# [STATED GOAL]
Up to and including the line with "const convP13: [number, number][]", write out the listing from its first line, minus the pictures.

# [DATA SHOWN]
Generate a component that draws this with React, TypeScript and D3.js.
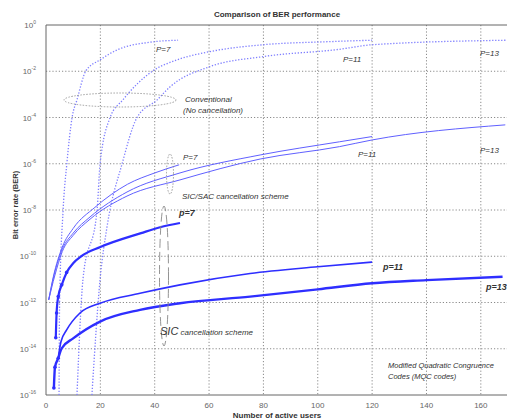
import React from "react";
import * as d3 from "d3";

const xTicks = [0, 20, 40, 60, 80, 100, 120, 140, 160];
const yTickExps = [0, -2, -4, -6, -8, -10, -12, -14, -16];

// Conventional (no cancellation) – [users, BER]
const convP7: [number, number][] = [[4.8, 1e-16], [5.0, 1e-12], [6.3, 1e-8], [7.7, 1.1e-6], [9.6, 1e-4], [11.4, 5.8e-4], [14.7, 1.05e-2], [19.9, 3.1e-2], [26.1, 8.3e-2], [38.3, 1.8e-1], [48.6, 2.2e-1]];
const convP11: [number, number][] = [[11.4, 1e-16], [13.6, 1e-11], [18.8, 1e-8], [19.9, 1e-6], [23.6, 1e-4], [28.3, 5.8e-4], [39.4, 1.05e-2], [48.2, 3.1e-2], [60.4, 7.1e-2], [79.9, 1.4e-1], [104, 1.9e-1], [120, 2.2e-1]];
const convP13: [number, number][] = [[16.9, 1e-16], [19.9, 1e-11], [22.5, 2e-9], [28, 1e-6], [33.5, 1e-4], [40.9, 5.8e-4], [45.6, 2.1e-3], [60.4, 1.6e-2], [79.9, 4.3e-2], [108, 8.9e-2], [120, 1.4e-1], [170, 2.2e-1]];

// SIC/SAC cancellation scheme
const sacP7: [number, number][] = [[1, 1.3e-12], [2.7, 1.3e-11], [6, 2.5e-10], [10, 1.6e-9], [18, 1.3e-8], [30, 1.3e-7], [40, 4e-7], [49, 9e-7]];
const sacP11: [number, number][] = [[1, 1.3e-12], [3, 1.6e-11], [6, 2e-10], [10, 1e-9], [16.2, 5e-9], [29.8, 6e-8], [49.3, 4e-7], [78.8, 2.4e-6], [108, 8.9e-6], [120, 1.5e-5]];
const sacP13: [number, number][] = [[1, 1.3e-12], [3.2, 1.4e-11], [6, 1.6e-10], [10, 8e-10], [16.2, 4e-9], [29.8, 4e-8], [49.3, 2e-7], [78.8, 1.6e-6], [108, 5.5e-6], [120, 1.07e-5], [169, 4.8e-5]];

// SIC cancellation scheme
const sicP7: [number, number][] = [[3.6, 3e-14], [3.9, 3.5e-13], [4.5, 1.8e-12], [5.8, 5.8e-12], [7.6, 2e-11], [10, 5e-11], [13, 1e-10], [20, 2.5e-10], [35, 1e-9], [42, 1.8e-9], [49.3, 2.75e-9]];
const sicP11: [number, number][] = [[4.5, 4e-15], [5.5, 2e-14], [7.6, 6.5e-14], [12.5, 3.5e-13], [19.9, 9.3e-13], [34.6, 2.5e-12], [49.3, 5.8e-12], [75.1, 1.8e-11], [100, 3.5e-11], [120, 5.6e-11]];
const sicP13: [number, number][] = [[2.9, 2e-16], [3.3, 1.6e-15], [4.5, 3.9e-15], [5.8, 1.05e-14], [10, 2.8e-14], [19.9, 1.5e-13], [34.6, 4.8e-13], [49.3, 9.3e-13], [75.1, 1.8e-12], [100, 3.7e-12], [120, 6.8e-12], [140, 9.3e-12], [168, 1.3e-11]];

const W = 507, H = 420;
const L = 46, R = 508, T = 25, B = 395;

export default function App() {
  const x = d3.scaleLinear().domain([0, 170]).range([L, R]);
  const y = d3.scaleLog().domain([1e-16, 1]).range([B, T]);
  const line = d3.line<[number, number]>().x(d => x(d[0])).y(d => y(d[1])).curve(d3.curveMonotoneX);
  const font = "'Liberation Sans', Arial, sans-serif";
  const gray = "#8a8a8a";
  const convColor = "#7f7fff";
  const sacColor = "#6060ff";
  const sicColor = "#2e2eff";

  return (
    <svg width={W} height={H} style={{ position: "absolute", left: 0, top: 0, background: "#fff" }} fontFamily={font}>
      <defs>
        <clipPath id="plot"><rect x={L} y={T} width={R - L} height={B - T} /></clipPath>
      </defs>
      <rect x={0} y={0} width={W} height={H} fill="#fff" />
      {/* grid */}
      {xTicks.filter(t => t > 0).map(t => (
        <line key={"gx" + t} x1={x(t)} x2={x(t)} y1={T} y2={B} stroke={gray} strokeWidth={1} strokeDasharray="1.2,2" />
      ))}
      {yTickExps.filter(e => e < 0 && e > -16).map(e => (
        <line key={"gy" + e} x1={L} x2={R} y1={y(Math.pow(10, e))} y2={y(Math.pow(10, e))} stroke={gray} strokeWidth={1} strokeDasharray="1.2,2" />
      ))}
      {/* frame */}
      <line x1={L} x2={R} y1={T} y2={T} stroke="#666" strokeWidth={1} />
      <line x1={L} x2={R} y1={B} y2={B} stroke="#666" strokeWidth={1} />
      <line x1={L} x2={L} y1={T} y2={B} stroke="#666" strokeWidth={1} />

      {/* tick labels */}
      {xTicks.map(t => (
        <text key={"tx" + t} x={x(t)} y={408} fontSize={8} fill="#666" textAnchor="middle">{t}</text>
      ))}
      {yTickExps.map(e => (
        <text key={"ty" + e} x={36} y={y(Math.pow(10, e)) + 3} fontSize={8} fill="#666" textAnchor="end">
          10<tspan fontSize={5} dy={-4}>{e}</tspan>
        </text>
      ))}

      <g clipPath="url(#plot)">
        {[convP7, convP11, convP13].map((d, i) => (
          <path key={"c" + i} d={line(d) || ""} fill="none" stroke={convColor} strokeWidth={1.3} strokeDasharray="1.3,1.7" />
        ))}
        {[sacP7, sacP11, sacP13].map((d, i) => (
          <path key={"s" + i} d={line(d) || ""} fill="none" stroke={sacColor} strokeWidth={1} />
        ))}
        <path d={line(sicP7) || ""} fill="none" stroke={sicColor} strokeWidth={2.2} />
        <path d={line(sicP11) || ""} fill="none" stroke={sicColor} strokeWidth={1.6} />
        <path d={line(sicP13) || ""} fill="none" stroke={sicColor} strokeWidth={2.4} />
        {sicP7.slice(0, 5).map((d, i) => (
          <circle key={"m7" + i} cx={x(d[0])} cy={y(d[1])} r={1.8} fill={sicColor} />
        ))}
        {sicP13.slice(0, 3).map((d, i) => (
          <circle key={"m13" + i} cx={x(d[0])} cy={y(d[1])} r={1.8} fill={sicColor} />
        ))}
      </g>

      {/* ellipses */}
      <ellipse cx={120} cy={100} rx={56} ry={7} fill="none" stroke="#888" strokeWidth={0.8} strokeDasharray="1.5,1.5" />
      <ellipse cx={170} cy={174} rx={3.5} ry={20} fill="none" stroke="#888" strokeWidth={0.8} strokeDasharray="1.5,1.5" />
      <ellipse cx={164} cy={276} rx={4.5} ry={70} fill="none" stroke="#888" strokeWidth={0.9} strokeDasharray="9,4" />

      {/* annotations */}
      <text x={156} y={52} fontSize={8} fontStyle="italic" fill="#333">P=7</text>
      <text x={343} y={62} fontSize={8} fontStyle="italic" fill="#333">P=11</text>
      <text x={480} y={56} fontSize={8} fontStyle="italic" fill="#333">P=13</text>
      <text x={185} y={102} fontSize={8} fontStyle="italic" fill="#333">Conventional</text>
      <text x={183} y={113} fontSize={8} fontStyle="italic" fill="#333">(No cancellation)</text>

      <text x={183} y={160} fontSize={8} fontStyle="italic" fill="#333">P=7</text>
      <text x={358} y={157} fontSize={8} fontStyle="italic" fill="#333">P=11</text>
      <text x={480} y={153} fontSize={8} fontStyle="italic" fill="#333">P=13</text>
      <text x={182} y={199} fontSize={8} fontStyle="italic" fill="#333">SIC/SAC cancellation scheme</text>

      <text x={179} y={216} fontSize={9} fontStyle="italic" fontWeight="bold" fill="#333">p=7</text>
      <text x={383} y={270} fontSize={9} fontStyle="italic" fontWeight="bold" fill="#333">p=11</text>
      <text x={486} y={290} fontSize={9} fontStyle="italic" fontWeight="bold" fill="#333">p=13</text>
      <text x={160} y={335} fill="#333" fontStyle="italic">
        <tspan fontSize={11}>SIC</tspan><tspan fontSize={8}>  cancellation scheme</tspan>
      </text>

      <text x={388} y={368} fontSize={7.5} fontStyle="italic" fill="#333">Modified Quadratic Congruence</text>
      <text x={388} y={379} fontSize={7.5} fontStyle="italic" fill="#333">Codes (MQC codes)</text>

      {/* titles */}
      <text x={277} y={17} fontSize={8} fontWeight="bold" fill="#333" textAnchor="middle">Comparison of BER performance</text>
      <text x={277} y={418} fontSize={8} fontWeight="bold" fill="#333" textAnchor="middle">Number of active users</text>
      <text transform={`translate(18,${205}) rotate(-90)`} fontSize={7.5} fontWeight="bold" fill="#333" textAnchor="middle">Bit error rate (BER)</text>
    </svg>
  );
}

# [OUTPUT FOR THIS EXERCISE]
Generate a component that draws this with React, TypeScript and D3.js.
import React from "react";
import * as d3 from "d3";

const xTicks = [0, 20, 40, 60, 80, 100, 120, 140, 160];
const yTickExps = [0, -2, -4, -6, -8, -10, -12, -14, -16];

// Conventional (no cancellation) – [users, BER]
const convP7: [number, number][] = [[4.8, 1e-16], [5.0, 1e-12], [6.3, 1e-8], [7.7, 1.1e-6], [9.6, 1e-4], [11.4, 5.8e-4], [14.7, 1.05e-2], [19.9, 3.1e-2], [26.1, 8.3e-2], [38.3, 1.8e-1], [48.6, 2.2e-1]];
const convP11: [number, number][] = [[11.4, 1e-16], [13.6, 1e-11], [18.8, 1e-8], [19.9, 1e-6], [23.6, 1e-4], [28.3, 5.8e-4], [39.4, 1.05e-2], [48.2, 3.1e-2], [60.4, 7.1e-2], [79.9, 1.4e-1], [104, 1.9e-1], [120, 2.2e-1]];
const convP13: [number, number][] = [[16.9, 1e-16], [19.9, 1e-11], [22.5, 2e-9], [28, 1e-6], [33.5, 1e-4], [40.9, 5.8e-4], [45.6, 2.1e-3], [60.4, 1.6e-2], [79.9, 4.3e-2], [108, 8.9e-2], [120, 1.4e-1], [170, 2.2e-1]];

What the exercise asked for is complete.